Short problem: Starting with the first line of the data below, copy each line up to and including the one containing "function pts(xs, ys)". Pictures stay out.

Data records:
========

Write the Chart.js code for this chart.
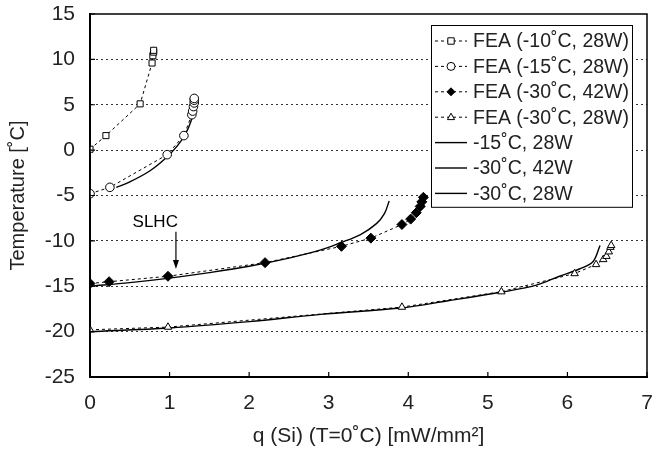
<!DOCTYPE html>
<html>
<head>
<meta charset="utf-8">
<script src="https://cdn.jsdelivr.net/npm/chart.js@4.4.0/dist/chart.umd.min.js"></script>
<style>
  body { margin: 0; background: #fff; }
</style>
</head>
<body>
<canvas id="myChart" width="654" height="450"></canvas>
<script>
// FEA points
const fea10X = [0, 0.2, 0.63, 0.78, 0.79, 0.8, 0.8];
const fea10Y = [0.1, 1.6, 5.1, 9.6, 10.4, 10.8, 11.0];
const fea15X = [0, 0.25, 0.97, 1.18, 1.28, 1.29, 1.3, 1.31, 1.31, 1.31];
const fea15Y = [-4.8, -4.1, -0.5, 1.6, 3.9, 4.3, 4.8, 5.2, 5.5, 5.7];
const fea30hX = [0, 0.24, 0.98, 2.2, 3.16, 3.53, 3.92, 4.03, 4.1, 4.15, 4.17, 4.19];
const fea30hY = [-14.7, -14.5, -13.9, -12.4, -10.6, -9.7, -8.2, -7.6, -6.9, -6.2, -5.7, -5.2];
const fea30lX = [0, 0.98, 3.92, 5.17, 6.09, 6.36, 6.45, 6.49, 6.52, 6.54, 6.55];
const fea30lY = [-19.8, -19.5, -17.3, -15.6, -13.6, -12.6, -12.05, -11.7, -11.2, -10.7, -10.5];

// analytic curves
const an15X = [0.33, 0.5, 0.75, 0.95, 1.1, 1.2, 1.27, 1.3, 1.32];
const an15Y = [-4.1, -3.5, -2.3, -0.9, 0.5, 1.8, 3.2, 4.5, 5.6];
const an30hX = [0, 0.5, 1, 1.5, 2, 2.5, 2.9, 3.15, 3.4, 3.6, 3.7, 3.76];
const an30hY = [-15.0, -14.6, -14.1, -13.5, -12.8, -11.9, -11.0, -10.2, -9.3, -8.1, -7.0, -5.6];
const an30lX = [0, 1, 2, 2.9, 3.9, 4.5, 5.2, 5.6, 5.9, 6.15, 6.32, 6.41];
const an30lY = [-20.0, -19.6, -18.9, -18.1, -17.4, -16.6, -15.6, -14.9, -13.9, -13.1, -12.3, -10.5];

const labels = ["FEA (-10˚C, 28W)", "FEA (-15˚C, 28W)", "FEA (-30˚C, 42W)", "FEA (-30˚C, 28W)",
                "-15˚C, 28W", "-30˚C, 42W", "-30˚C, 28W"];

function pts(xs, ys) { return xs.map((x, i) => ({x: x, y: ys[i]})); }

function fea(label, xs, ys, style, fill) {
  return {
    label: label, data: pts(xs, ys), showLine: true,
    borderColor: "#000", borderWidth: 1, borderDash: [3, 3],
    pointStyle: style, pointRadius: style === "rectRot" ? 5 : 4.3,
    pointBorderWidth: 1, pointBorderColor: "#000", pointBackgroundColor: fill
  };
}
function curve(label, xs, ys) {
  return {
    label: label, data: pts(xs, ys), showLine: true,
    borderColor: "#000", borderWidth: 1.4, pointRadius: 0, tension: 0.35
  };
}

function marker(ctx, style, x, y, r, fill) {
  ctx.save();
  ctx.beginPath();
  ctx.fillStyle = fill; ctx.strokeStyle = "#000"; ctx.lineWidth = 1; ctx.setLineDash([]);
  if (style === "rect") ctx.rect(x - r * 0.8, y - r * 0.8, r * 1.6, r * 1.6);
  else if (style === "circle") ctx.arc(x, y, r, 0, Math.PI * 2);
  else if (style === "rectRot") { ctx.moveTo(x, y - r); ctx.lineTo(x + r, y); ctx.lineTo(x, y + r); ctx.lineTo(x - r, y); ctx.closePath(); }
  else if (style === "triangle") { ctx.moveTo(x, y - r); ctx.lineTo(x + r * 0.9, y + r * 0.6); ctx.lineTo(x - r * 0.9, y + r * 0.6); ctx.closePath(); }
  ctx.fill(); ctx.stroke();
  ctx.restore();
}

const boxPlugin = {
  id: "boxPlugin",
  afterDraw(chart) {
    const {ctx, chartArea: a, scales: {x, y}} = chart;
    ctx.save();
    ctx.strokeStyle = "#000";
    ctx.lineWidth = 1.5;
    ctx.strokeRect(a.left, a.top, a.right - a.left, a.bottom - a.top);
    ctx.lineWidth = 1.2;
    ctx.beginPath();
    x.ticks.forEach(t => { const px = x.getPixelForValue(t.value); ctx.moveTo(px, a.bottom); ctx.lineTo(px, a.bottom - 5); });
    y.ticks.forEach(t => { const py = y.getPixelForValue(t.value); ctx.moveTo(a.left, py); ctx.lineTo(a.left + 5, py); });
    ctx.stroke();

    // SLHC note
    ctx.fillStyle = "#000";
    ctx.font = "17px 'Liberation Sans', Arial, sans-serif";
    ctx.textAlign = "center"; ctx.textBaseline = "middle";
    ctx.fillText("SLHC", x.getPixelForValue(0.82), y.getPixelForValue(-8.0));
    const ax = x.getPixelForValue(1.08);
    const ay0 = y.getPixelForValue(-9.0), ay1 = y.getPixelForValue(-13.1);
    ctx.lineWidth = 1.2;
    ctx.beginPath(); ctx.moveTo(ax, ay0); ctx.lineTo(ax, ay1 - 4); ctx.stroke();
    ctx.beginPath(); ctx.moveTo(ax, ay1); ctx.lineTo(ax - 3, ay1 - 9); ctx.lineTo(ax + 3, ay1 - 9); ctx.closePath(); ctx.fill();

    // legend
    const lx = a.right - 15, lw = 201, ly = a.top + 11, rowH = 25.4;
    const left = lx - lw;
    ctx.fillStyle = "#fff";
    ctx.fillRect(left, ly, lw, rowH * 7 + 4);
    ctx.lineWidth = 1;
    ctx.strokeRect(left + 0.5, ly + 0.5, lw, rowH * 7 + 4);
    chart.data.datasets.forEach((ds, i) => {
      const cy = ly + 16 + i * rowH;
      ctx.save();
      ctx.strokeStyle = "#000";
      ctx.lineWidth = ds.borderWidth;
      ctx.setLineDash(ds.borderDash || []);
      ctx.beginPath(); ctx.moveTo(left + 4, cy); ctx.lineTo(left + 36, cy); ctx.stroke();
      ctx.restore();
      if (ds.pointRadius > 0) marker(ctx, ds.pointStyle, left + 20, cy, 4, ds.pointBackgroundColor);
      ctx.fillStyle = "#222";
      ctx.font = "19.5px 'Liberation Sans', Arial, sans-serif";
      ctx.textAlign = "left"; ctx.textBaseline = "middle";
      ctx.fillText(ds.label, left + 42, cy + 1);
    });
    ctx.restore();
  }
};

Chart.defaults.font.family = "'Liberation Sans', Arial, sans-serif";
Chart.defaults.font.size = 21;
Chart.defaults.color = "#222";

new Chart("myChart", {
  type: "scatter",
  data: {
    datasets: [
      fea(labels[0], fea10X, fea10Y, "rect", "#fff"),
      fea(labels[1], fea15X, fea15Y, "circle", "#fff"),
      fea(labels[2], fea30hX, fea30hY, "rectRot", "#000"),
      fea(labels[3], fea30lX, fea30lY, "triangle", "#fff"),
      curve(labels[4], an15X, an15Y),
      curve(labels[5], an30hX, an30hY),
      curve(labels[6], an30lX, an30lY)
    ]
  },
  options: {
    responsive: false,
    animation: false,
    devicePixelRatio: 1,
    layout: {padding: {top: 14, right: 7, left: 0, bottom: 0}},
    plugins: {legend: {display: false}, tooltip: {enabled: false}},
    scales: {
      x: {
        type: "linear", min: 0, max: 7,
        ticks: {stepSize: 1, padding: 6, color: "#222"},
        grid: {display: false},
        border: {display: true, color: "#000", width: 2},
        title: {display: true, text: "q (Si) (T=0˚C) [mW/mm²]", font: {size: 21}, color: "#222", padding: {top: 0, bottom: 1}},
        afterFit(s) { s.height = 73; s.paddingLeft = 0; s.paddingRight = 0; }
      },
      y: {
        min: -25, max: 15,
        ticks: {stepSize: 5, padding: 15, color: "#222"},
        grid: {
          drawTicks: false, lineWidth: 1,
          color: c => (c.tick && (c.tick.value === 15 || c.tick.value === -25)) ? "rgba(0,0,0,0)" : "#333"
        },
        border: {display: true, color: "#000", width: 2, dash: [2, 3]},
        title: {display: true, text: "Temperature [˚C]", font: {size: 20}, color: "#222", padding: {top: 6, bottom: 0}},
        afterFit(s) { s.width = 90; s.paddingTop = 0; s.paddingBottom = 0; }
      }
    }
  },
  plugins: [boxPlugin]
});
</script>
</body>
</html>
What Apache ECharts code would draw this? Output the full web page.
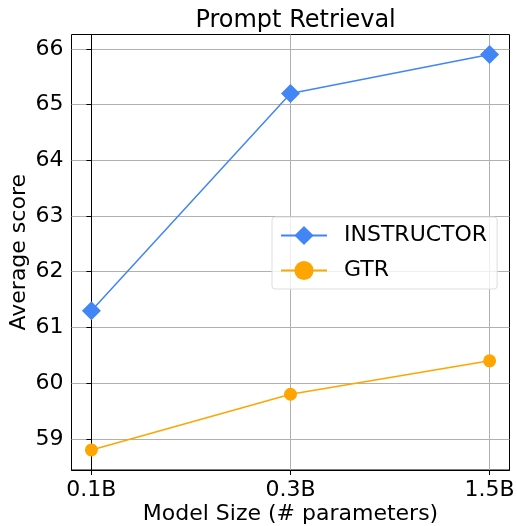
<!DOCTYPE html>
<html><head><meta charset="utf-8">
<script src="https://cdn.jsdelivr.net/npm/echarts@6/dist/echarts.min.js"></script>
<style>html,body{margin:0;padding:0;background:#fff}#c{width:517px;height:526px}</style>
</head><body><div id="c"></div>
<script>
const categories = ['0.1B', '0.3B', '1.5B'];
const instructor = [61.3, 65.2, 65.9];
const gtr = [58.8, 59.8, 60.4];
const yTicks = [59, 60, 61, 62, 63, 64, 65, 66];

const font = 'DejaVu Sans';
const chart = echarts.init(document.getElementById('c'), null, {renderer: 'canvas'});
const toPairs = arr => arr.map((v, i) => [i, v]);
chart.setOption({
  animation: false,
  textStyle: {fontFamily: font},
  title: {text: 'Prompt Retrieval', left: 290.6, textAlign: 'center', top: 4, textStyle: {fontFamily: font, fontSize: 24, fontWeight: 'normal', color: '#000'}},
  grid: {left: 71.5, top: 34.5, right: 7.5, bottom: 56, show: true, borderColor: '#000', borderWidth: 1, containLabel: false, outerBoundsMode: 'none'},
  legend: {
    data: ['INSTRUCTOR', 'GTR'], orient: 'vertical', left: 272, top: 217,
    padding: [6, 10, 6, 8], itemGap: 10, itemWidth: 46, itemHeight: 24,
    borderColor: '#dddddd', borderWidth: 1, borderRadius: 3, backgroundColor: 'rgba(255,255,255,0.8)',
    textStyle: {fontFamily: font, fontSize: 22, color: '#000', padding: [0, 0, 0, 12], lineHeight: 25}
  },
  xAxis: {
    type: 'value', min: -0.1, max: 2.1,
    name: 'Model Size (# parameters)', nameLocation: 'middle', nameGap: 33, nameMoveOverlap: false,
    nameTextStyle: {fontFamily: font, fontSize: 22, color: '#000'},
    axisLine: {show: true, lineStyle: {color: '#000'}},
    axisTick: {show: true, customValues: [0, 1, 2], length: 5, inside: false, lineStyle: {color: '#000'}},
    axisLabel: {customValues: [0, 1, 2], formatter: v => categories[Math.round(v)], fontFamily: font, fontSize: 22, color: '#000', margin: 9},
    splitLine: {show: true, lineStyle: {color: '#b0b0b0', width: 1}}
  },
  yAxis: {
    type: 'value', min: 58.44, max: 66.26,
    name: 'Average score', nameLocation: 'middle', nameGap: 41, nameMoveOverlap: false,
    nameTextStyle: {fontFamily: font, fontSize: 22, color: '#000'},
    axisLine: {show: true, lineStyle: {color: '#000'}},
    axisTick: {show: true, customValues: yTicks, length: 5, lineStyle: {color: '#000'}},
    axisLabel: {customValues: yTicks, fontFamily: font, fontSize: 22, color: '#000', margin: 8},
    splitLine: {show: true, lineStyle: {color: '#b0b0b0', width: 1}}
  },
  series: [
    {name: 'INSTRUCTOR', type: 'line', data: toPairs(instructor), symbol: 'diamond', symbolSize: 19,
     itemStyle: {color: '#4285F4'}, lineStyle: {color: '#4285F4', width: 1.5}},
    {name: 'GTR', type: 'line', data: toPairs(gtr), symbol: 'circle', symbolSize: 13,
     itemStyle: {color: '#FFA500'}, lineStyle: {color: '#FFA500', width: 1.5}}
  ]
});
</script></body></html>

========

Result of this exercise:
Write the Chart.js code for this chart.
<!DOCTYPE html>
<html>
<head>
<meta charset="utf-8">
<script src="https://cdn.jsdelivr.net/npm/chart.js@4.4.0/dist/chart.umd.min.js"></script>
<style>
  body { margin: 0; background: #fff; }
</style>
</head>
<body>
<canvas id="myChart" width="654" height="450"></canvas>
<script>
// FEA points
const fea10X = [0, 0.2, 0.63, 0.78, 0.79, 0.8, 0.8];
const fea10Y = [0.1, 1.6, 5.1, 9.6, 10.4, 10.8, 11.0];
const fea15X = [0, 0.25, 0.97, 1.18, 1.28, 1.29, 1.3, 1.31, 1.31, 1.31];
const fea15Y = [-4.8, -4.1, -0.5, 1.6, 3.9, 4.3, 4.8, 5.2, 5.5, 5.7];
const fea30hX = [0, 0.24, 0.98, 2.2, 3.16, 3.53, 3.92, 4.03, 4.1, 4.15, 4.17, 4.19];
const fea30hY = [-14.7, -14.5, -13.9, -12.4, -10.6, -9.7, -8.2, -7.6, -6.9, -6.2, -5.7, -5.2];
const fea30lX = [0, 0.98, 3.92, 5.17, 6.09, 6.36, 6.45, 6.49, 6.52, 6.54, 6.55];
const fea30lY = [-19.8, -19.5, -17.3, -15.6, -13.6, -12.6, -12.05, -11.7, -11.2, -10.7, -10.5];

// analytic curves
const an15X = [0.33, 0.5, 0.75, 0.95, 1.1, 1.2, 1.27, 1.3, 1.32];
const an15Y = [-4.1, -3.5, -2.3, -0.9, 0.5, 1.8, 3.2, 4.5, 5.6];
const an30hX = [0, 0.5, 1, 1.5, 2, 2.5, 2.9, 3.15, 3.4, 3.6, 3.7, 3.76];
const an30hY = [-15.0, -14.6, -14.1, -13.5, -12.8, -11.9, -11.0, -10.2, -9.3, -8.1, -7.0, -5.6];
const an30lX = [0, 1, 2, 2.9, 3.9, 4.5, 5.2, 5.6, 5.9, 6.15, 6.32, 6.41];
const an30lY = [-20.0, -19.6, -18.9, -18.1, -17.4, -16.6, -15.6, -14.9, -13.9, -13.1, -12.3, -10.5];

const labels = ["FEA (-10˚C, 28W)", "FEA (-15˚C, 28W)", "FEA (-30˚C, 42W)", "FEA (-30˚C, 28W)",
                "-15˚C, 28W", "-30˚C, 42W", "-30˚C, 28W"];

function pts(xs, ys) { return xs.map((x, i) => ({x: x, y: ys[i]})); }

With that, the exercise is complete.